Baxter – The Working Robot
Baxter is the first product of
Rethink Robotics, which is an ambitious start-up company that aims to
revolutionize the industrial robots that work in factories around the world. Baxter comes
encased in plastic and is relatively slow and imprecise in the way it moves, as
well as being built with elaborate array of safety mechanisms and sensors to
protect the human workers it assists. In other words; Baxter is created to work
together with humans. The robot will come equipped with a library of simple
tasks, or behaviors. For example that it must have an object in its hands
before it can move and release it. The robot fits roughly into a human – sized
space and can perform common tasks that once were to trivial for automation,
example adding instruction manuals to boxes.

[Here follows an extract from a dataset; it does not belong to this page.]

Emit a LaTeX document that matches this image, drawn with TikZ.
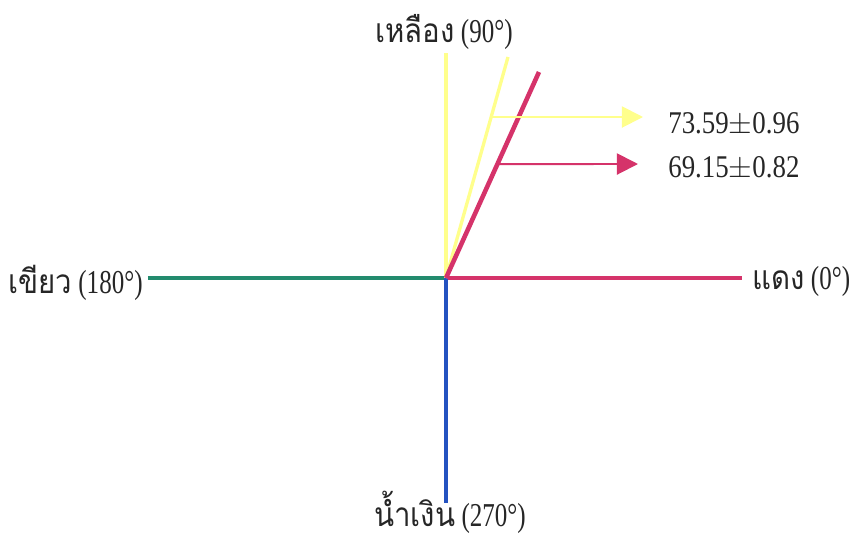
\documentclass[tikz,border=0pt]{standalone}
\usepackage{fontspec}
\setmainfont{Liberation Serif}
\newfontfamily\thaifont[Script=Thai, FakeStretch=0.88]{Loma}
\newfontfamily\condfont[FakeStretch=0.75]{Liberation Serif}
\newfontfamily\valfont[FakeStretch=0.85]{Liberation Serif}
\usepackage{tikz}
\usetikzlibrary{calc,arrows.meta}
\usepackage{xcolor}
\definecolor{hueyellow}{HTML}{FFFF8C}
\definecolor{huered}{HTML}{D5336A}
\definecolor{huegreen}{HTML}{238B6E}
\definecolor{hueblue}{HTML}{2452C0}
\newcommand{\thword}[1]{{\thaifont #1}}
\tikzset{
  axis/.style={line width=1.9pt},
  slant/.style={line width=2.6pt},
  ptr/.style={-{Triangle[length=12pt,width=12pt]}, line width=1.1pt},
  axlbl/.style={font=\condfont\fontsize{19}{22}\selectfont, inner sep=0pt, text=black!85},
  vallbl/.style={font=\valfont\fontsize{18}{21}\selectfont, inner sep=0pt, anchor=base west, text=black!85},
}

\begin{document}
\begin{tikzpicture}[x=0.02cm, y=0.02cm]
  \useasboundingbox (-446,-261) rectangle (410,278);
  % axis ends
  \coordinate (O) at (0,0);
  \coordinate (E) at (296,0);
  \coordinate (W) at (-298,0);
  \coordinate (N) at (0,225);
  \coordinate (S) at (0,-225);
  % measured hue directions
  \coordinate (Y) at (62,221);
  \coordinate (R) at (93,206);
  % axis labels
  \node[axlbl, anchor=base] (lblN) at (-2,236) {\thword{เหลือง} (90°)};
  \node[axlbl, anchor=base east] (lblW) at (-303,-15) {\thword{เขียว} (180°)};
  \node[axlbl, anchor=base west] (lblE) at (306,-11) {\thword{แดง} (0°)};
  \node[axlbl, anchor=base] (lblS) at (4,-248) {\thword{น้ำเงิน} (270°)};
  % axes
  \draw[axis, draw=huegreen] (W) -- (O);
  \draw[axis, draw=huered] (O) -- (E);
  \draw[axis, draw=hueblue] (O) -- (S);
  \draw[axis, draw=hueyellow] (O) -- (N);
  % measured angles
  \draw[axis, draw=hueyellow] (O) -- (Y);
  \draw[slant, draw=huered] (O) -- (R);
  % value pointers
  \coordinate (rtip) at (192,114);
  \coordinate (ytip) at (197,161);
  \draw[ptr, draw=huered, fill=huered] ($(O)!0.553!(R)$) -- (rtip);
  \draw[ptr, draw=hueyellow, fill=hueyellow] ($(O)!0.7285!(Y)$) -- (ytip);
  \node[vallbl] (valY) at (222,145) {73.59$\pm$0.96};
  \node[vallbl] (valR) at (222,101) {69.15$\pm$0.82};
\end{tikzpicture}
\end{document}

In contrast to the fixed
repetitive tasks performed by today’s robot arms and hands, scientists at the
University of California, San Diego and the University of Washington have built
several prototype hands with pliable fingers that can move as quickly as the
humans
The robot is estimated to cost about
$22,000 but on the other hand it is estimated that the robots can work for the
equivalent of about $4 an hour.
Although Baxter will replace human
labor, the employees that are being replaced will not be laid of, but instead
resigned to jobs that require higher-level skills.
Baxter is a multi purpose robot that
of course doesn’t ever get sick, nor does it need toilet breaks and it can be
trained and retrained by anyone. Baxter can be trained to do new actions just
by moving its arms to the correct position and choosing an action. In this way
any workers can make the robot useful to themselves or adjust it to new environment.